"""
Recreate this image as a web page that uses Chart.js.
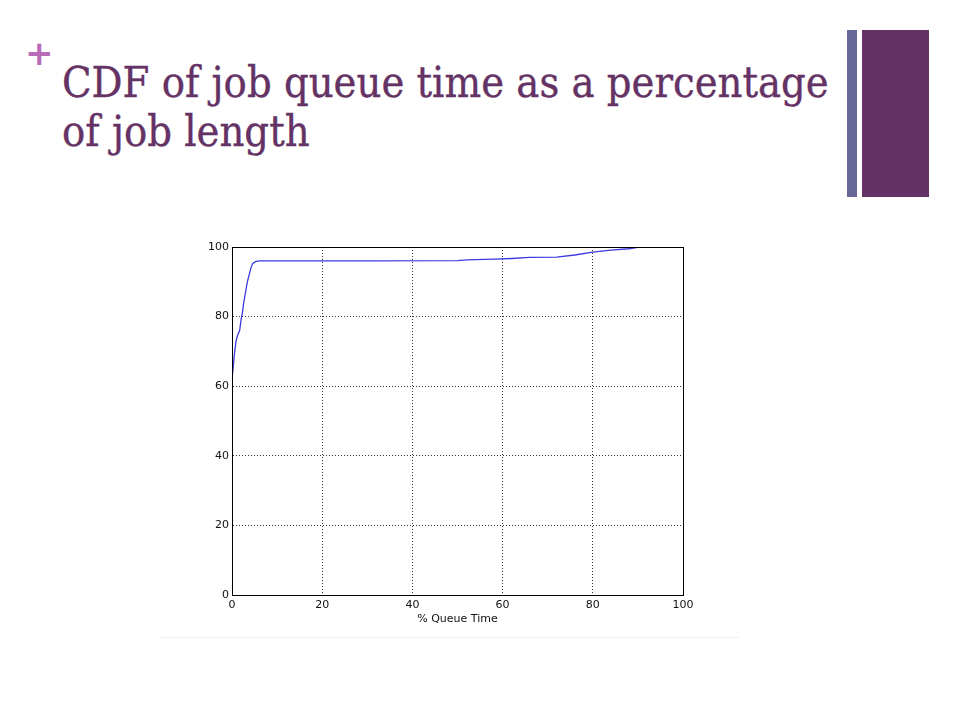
<!DOCTYPE html>
<html>
<head>
<meta charset="utf-8">
<script src="https://cdn.jsdelivr.net/npm/chart.js@4"></script>
<style>
  html, body { margin:0; padding:0; background:#fff; }
  body { width:960px; height:720px; position:relative; overflow:hidden; }
  #plus { position:absolute; left:25px; top:36px; font-family:"DejaVu Sans", sans-serif; font-weight:bold; font-size:34px; color:#b86cb8; line-height:1; }
  #title { position:absolute; left:62px; top:58px; font-family:"DejaVu Serif Condensed","DejaVu Serif",serif; font-size:43px; line-height:49px; color:#643264; white-space:nowrap; -webkit-text-stroke:0.35px #643264; }
  #bar1 { position:absolute; left:847px; top:30px; width:10px; height:167px; background:#666699; }
  #bar2 { position:absolute; left:862px; top:30px; width:67px; height:167px; background:#643264; }
  #wrap { position:absolute; left:180px; top:237px; width:540px; height:400px; }
  #edge { position:absolute; left:160px; top:637px; width:580px; height:1px; background:#f2f2f2; }
</style>
</head>
<body>
<div id="plus">+</div>
<div id="title">CDF of job queue time as a percentage<br>of job length</div>
<div id="bar1"></div>
<div id="bar2"></div>
<div id="edge"></div>
<div id="wrap"><canvas id="c" width="540" height="400"></canvas></div>
<script>
const queueTimePct = [0, 0.05, 0.1, 0.3, 0.6, 0.9, 1.2, 1.7, 2.0, 2.3, 2.6, 3.0, 3.4, 3.8, 4.2, 4.6, 5.2, 6, 30, 50, 52, 58, 62, 66, 72, 76, 80, 84, 88, 90, 91];
const cdfPct =       [42, 58, 63, 66, 70, 73, 74.5, 76, 79, 81, 84, 87, 90, 92, 94, 95.3, 95.8, 96, 96, 96.1, 96.3, 96.5, 96.7, 97, 97.1, 97.7, 98.5, 99.1, 99.5, 99.9, 100];
const xTicks = [0, 20, 40, 60, 80, 100];
const yTicks = [0, 20, 40, 60, 80, 100];
const xLabel = "% Queue Time";

const points = queueTimePct.map((x, i) => ({x: x, y: cdfPct[i]}));

const frame = {
  id: 'frame',
  afterDraw(chart) {
    const {ctx, chartArea: a} = chart;
    ctx.save();
    ctx.strokeStyle = '#000';
    ctx.lineWidth = 1;
    ctx.strokeRect(a.left + 0.5, a.top + 0.5, a.right - a.left, a.bottom - a.top);
    ctx.restore();
  }
};

const tickFont = {family: '"DejaVu Sans", sans-serif', size: 11};
new Chart(document.getElementById('c'), {
  type: 'scatter',
  data: {
    datasets: [{
      data: points,
      showLine: true,
      borderColor: '#3a3ae0',
      borderWidth: 1.3,
      pointRadius: 0,
      fill: false,
      tension: 0
    }]
  },
  options: {
    responsive: false,
    animation: false,
    devicePixelRatio: 1,
    layout: {padding: {left: 0, right: 37, top: 10, bottom: 0}},
    plugins: {legend: {display: false}, tooltip: {enabled: false}},
    scales: {
      x: {
        type: 'linear', min: 0, max: 100,
        afterBuildTicks: s => { s.ticks = xTicks.map(v => ({value: v})); },
        afterFit: s => { s.height = 42; },
        ticks: {font: tickFont, color: '#111', padding: 4, maxRotation: 0},
        grid: {color: '#333', lineWidth: 1, drawTicks: false},
        border: {color: '#000', dash: [1, 2]},
        title: {display: true, text: xLabel, font: tickFont, color: '#111', padding: {top: 0, bottom: 11}}
      },
      y: {
        type: 'linear', min: 0, max: 100,
        afterBuildTicks: s => { s.ticks = yTicks.map(v => ({value: v})); },
        afterFit: s => { s.width = 52; },
        ticks: {font: tickFont, color: '#111', padding: 3},
        grid: {color: '#333', lineWidth: 1, drawTicks: false},
        border: {color: '#000', dash: [1, 2]}
      }
    }
  },
  plugins: [frame]
});
</script>
</body>
</html>
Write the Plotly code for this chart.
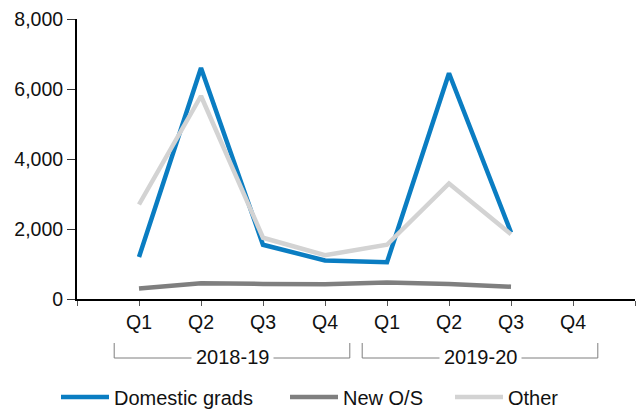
import plotly.graph_objects as go

# ---- data ----
years = ["2018-19", "2019-20"]
quarters = ["Q1", "Q2", "Q3", "Q4"]
domestic_grads = [1200, 6600, 1550, 1100, 1050, 6450, 1900]
new_os = [300, 450, 430, 420, 470, 430, 350]
other = [2700, 5800, 1750, 1250, 1550, 3300, 1850]
y_ticks = [0, 2000, 4000, 6000, 8000]

series_names = ["Domestic grads", "New O/S", "Other"]
series_values = [domestic_grads, new_os, other]
series_colors = ["#0A7DC2", "#7F7F7F", "#D3D3D3"]
legend_ids = ["legend", "legend2", "legend3"]
legend_x_px = [56, 285, 450]

n_slots = len(years) * len(quarters)
x_all = list(range(n_slots))

FONT = "Liberation Sans, Arial, sans-serif"

fig = go.Figure()
for name, vals, col, lid in zip(series_names, series_values, series_colors, legend_ids):
    fig.add_trace(go.Scatter(
        x=x_all[:len(vals)], y=vals, name=name, mode="lines",
        line=dict(color=col, width=4.5), legend=lid,
    ))

tickvals = list(range(-1, n_slots + 1))
ticktext = [""] + quarters * len(years) + [""]

# group brackets under the axis
H = 280.0  # plot height px
y_top = -(343 - 299) / H
y_bot = -(358 - 299) / H
y_txt = -(357 - 299) / H
shapes = []
annotations = []
for g, yr in enumerate(years):
    xs = g * len(quarters) - 0.4
    xe = g * len(quarters) + len(quarters) - 1 + 0.4
    shapes.append(dict(
        type="path", xref="x", yref="paper",
        path=f"M {xs},{y_top} L {xs},{y_bot} L {xe},{y_bot} L {xe},{y_top}",
        line=dict(color="#7F7F7F", width=1),
    ))
    annotations.append(dict(
        x=g * len(quarters) + (len(quarters) - 1) / 2, y=y_txt,
        xref="x", yref="paper", text=yr, showarrow=False,
        font=dict(family=FONT, size=20, color="#111111"),
        bgcolor="white", borderpad=4, yanchor="middle", xanchor="center",
    ))

legend_layout = {}
for lid, lx in zip(legend_ids, legend_x_px):
    legend_layout[lid] = dict(
        orientation="h", xref="container", yref="container",
        x=lx / 640, y=(411 - 397) / 411, xanchor="left", yanchor="middle",
        font=dict(family=FONT, size=20, color="#111111"),
        itemwidth=48, bgcolor="rgba(0,0,0,0)",
    )

fig.update_layout(
    width=640, height=411,
    margin=dict(l=77, r=5, t=19, b=112, autoexpand=False),
    paper_bgcolor="white", plot_bgcolor="white",
    font=dict(family=FONT, size=19.5, color="#111111"),
    showlegend=True,
    shapes=shapes,
    annotations=annotations,
    xaxis=dict(
        range=[-1, n_slots], tickmode="array", tickvals=tickvals, ticktext=ticktext,
        showgrid=False, zeroline=False, showline=True, linecolor="black", linewidth=2,
        ticks="outside", ticklen=5, tickcolor="#555555", tickwidth=1,
        tickfont=dict(family=FONT, size=19.5, color="#111111"),
    ),
    yaxis=dict(
        range=[0, 8000], tickmode="array", tickvals=y_ticks, tickformat=",",
        showgrid=False, zeroline=False, showline=True, linecolor="black", linewidth=2,
        ticks="outside", ticklen=8, tickcolor="#333333", tickwidth=1,
        tickfont=dict(family=FONT, size=19.5, color="#111111"),
    ),
    **legend_layout,
)

fig.write_html(
    "out.html",
    config={"displayModeBar": False},
    post_script="document.body.style.margin='0px';document.body.style.overflow='hidden';",
)
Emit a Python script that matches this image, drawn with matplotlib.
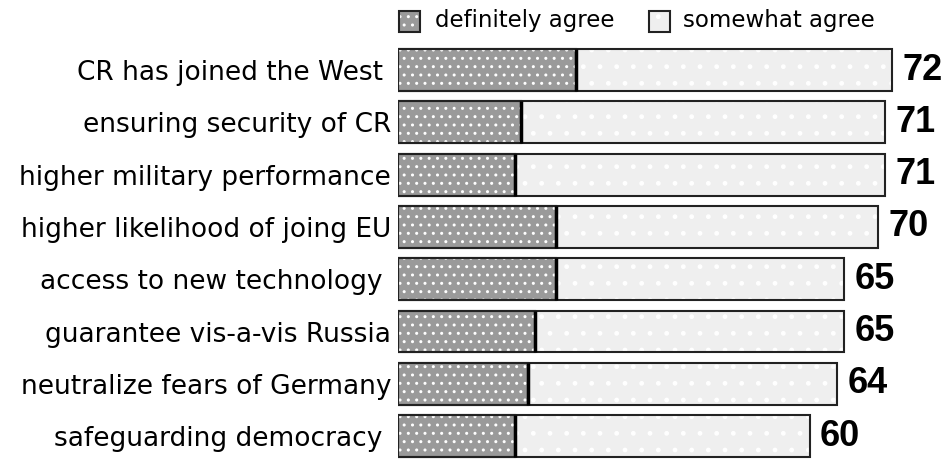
import matplotlib
matplotlib.use('Agg')
import matplotlib.pyplot as plt
from matplotlib.patches import Rectangle

categories = ["CR has joined the West ", "ensuring security of CR", "higher military performance",
              "higher likelihood of joing EU", "access to new technology ", "guarantee vis-a-vis Russia",
              "neutralize fears of Germany", "safeguarding democracy "]
definitely = [26, 18, 17, 23, 23, 20, 19, 17]
totals = [72, 71, 71, 70, 65, 65, 64, 60]
somewhat = [t - d for t, d in zip(totals, definitely)]
legend_labels = ["definitely agree", "somewhat agree"]

DARK = "#9a9a9a"
LIGHT = "#efefef"
W, H = 947, 467
fig = plt.figure(figsize=(W / 100, H / 100), dpi=100)
ax = fig.add_axes([398 / W, 0, (W - 398) / W, 1])
ax.set_xlim(0, (W - 398) / 6.86)
ax.set_ylim((H - 70) / 52.3, -70 / 52.3)

ypos = list(range(len(categories)))
bh = 0.8
# fills
ax.barh(ypos, definitely, height=bh, color=DARK, edgecolor="none", zorder=1)
ax.barh(ypos, somewhat, left=definitely, height=bh, color=LIGHT, edgecolor="none", zorder=1)
# stipple
ax.barh(ypos, definitely, height=bh, color="none", edgecolor="white", hatch="..", linewidth=0, zorder=2)
ax.barh(ypos, somewhat, left=definitely, height=bh, color="none", edgecolor="white", hatch=".", linewidth=0, zorder=2)
# outlines
ax.barh(ypos, totals, height=bh, color="none", edgecolor="#222222", linewidth=1.5, zorder=3)
ax.barh(ypos, definitely, height=bh, color="none", edgecolor="#222222", linewidth=1.5, zorder=3)
ax.vlines(definitely, [y - bh / 2 for y in ypos], [y + bh / 2 for y in ypos], color="black", linewidth=2.5, zorder=4)

for y, t in zip(ypos, totals):
    ax.text(t + 1.5, y, str(t), ha="left", va="center", fontsize=26, fontweight="bold",
            family="Liberation Sans", color="black")

ax.set_yticks(ypos)
ax.set_yticklabels(categories, fontsize=19, family="DejaVu Sans")
ax.tick_params(axis="y", length=0, pad=5)
ax.set_xticks([])
for s in ax.spines.values():
    s.set_visible(False)
ax.patch.set_alpha(0)

# legend
def px(x, y):
    return x / W, 1 - y / H

sq = 21
for (lx, tx), lab, col, hat in zip([(399, 435), (649, 683)], legend_labels, [DARK, LIGHT], ["..", "."]):
    x0, y0 = px(lx, 32)
    fig.patches.append(Rectangle((x0, y0), sq / W, sq / H, transform=fig.transFigure,
                                 facecolor=col, edgecolor="none"))
    fig.patches.append(Rectangle((x0, y0), sq / W, sq / H, transform=fig.transFigure,
                                 facecolor="none", edgecolor="white", hatch=hat, linewidth=0))
    fig.patches.append(Rectangle((x0, y0), sq / W, sq / H, transform=fig.transFigure,
                                 facecolor="none", edgecolor="#222222", linewidth=1.5))
    tx0, ty0 = px(tx, 21)
    fig.text(tx0, ty0, lab, ha="left", va="center", fontsize=16.5, family="DejaVu Sans")

fig.savefig("out.png", dpi=100)
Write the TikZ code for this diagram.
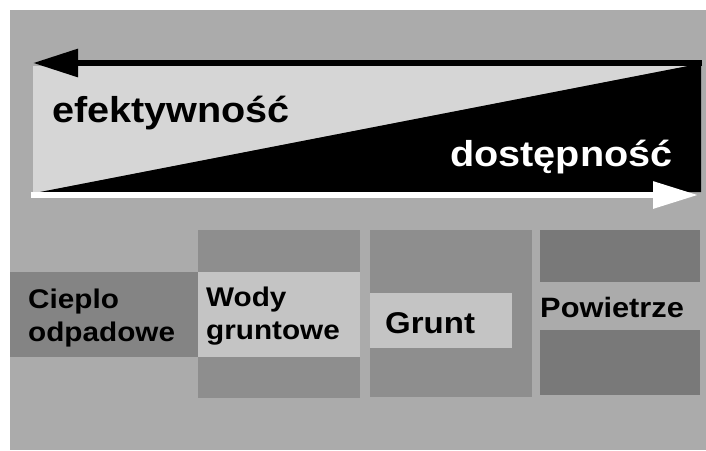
\documentclass[tikz,border=0pt]{standalone}
\usepackage{fontspec}
\setmainfont{Liberation Sans}
\newfontfamily\bandfont[FakeStretch=1.1]{Liberation Sans}
\usetikzlibrary{arrows.meta}
\definecolor{scanbg}{HTML}{ABABAB}
\definecolor{bandlight}{HTML}{D6D6D6}
\definecolor{boxdark}{HTML}{8E8E8E}
\definecolor{boxdarker}{HTML}{797979}
\definecolor{boxlight}{HTML}{C4C4C4}
\definecolor{cieplofill}{HTML}{848484}

\begin{document}
\begin{tikzpicture}[x=1pt, y=-1pt,
    bigtext/.style={font=\bandfont\bfseries\fontsize{36}{36}\selectfont, inner sep=0pt, anchor=base west},
    smalltext/.style={font=\bandfont\bfseries\fontsize{27}{33}\selectfont, inner sep=0pt, align=left}]
        \useasboundingbox (0,0) rectangle (706,450);
        % Background
        \fill[white] (0,0) rectangle (706,450);
        \fill[scanbg] (10,10) rectangle (706,450);

        % Band
        \fill[bandlight] (33,66) -- (688,66) -- (40,192) -- (33,192) -- cycle;
        \fill[black] (40,192) -- (688,66) -- (701,66) -- (701,192) -- cycle;

        % Boxes
        \fill[cieplofill] (10,272) rectangle (198,357);
        \fill[boxdark] (198,230) rectangle (360,272);
        \fill[boxlight] (198,272) rectangle (360,357);
        \fill[boxdark] (198,357) rectangle (360,398);
        \fill[boxdark] (370,230) rectangle (532,397);
        \fill[boxlight] (370,293) rectangle (512,348);
        \fill[boxdarker] (540,230) rectangle (700,282);
        \fill[boxdarker] (540,330) rectangle (700,395);

        % Pieces
        \node[bigtext] (eff) at (52,122) {efektywność};
        \node[bigtext, text=white] (dost) at (450,166) {dostępność};
        \node[smalltext, anchor=north west] (cieplo) at (28,289) {Cieplo\\odpadowe};
        \node[smalltext, anchor=north west] (wody) at (206,287) {Wody\\gruntowe};
        \node[smalltext, anchor=base west, font=\bandfont\bfseries\fontsize{30}{30}\selectfont] (grunt) at (385,333) {Grunt};
        \node[smalltext, anchor=base west, font=\bandfont\bfseries\fontsize{28}{28}\selectfont] (powietrze) at (540,317) {Powietrze};
        \coordinate (effR) at (702,63);
        \coordinate (effL) at (33,63);
        \coordinate (dostL) at (31,195);
        \coordinate (dostR) at (698,195);

        % Arrows
        \draw[-{Triangle[length=45pt, width=27pt]}, line width=6pt] (effR) -- (effL);
        \draw[-{Triangle[length=45pt, width=26pt]}, line width=6pt, white] (dostL) -- (dostR);
\end{tikzpicture}
\end{document}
"""
Spot every line that holds "image" and copy it.

→ **Result**:
Recreate this image as a web page that uses Chart.js.
Emit a Python script that matches this image, drawn with matplotlib.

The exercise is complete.